Supposition that Microsoft designed SDB files for easy preparation from XML input is explicitly confirmed by a comment in a header file, named SHIMDB.H, that Microsoft publishes in a Windows Driver Kit (WDK) for Windows 10. How or why SHIMDB.H came to be public may be anyone’s guess. It has no programmatic content of its own. It merely includes other headers, some of which aren’t supplied. But even if this header is pretty much useless to programmers outside Microsoft, its disclosure is welcome for clarifying the history:
This "database" is more of a tagged file, designed to mimic the structure of an XML file.

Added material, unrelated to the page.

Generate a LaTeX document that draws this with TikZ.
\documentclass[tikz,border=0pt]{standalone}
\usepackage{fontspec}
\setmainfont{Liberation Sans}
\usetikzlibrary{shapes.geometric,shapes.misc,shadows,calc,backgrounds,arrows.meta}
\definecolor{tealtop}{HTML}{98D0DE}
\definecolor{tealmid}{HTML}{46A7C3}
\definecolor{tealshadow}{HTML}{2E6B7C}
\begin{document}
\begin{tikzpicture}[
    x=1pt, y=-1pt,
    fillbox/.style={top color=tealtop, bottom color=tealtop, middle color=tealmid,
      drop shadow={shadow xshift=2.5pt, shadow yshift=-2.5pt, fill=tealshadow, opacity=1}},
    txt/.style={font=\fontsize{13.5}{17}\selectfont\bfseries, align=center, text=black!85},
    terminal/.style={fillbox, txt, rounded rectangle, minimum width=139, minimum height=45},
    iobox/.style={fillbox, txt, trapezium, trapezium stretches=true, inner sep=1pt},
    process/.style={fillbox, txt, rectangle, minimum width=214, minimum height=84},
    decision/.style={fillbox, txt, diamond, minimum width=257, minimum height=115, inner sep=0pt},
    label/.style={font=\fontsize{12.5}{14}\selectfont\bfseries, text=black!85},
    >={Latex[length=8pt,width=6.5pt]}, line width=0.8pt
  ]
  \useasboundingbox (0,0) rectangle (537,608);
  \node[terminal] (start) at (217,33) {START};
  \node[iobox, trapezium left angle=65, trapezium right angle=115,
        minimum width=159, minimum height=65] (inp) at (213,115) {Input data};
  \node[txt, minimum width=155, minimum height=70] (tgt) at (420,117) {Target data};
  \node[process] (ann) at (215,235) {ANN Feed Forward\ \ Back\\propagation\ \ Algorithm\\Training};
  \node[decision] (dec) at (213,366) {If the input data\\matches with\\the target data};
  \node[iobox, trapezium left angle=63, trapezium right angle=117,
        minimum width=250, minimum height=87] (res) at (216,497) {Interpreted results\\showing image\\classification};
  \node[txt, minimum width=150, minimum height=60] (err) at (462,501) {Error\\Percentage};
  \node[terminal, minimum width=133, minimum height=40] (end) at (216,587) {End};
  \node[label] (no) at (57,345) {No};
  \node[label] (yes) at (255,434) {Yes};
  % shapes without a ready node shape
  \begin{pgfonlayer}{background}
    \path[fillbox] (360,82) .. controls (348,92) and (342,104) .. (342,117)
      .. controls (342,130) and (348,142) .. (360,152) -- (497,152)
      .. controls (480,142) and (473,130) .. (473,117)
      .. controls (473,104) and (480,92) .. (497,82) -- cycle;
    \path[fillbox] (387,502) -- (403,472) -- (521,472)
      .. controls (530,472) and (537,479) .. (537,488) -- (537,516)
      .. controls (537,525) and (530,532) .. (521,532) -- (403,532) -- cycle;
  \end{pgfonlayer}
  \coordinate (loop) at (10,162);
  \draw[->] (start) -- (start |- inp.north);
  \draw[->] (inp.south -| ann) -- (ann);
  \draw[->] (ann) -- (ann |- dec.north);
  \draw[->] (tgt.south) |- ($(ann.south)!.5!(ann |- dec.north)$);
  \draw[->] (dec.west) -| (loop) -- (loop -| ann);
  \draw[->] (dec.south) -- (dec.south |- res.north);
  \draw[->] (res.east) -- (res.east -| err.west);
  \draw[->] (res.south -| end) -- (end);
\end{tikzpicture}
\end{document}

An XML file can be converted into this packed data format easily, and all strings will by default be packed into a stringtable and referenced by a DWORD identifier, so files that contain a lot of common strings (like the XML used by the App Compat team) will not bloat.
It is important to keep in mind, however, that even with this confirmation that what Microsoft compiles SDB files from is XML specifically, no amount of studying SDB files or Microsoft’s documentation of the API for working with SDB files or even the binary code of programs that come with Windows—and most likely not the source code, either—gives any deduction of what Microsoft’s XML looks like.
Outside of APPHELP.DLL and other such files that are on every Windows computer, there is the separately downloadable Application Compatibilty Toolkit (ACT), nowadays rebranded as the Windows Assessment and Deployment Kit (ADK). This kit’s Compatibility Administrator, named CompatAdmin.exe, and a program named QFixApp.exe that Microsoft supplied only with the kit’s early versions certainly can create SDB files from XML input. The intention is that system administrators and advanced users may create custom database files to support applications whose need for compatibility support was not known to Microsoft for the database files that are supplied with Windows. Both programs are tightly constrained, but they turn out to have the whole of Microsoft’s Shim Database Compiler built in. Microsoft surely has this compiler as a separate program, apparently named ShimDBC.exe, but its operation as code and data that is linked in to the Compatibility Administrator certainly is open to study.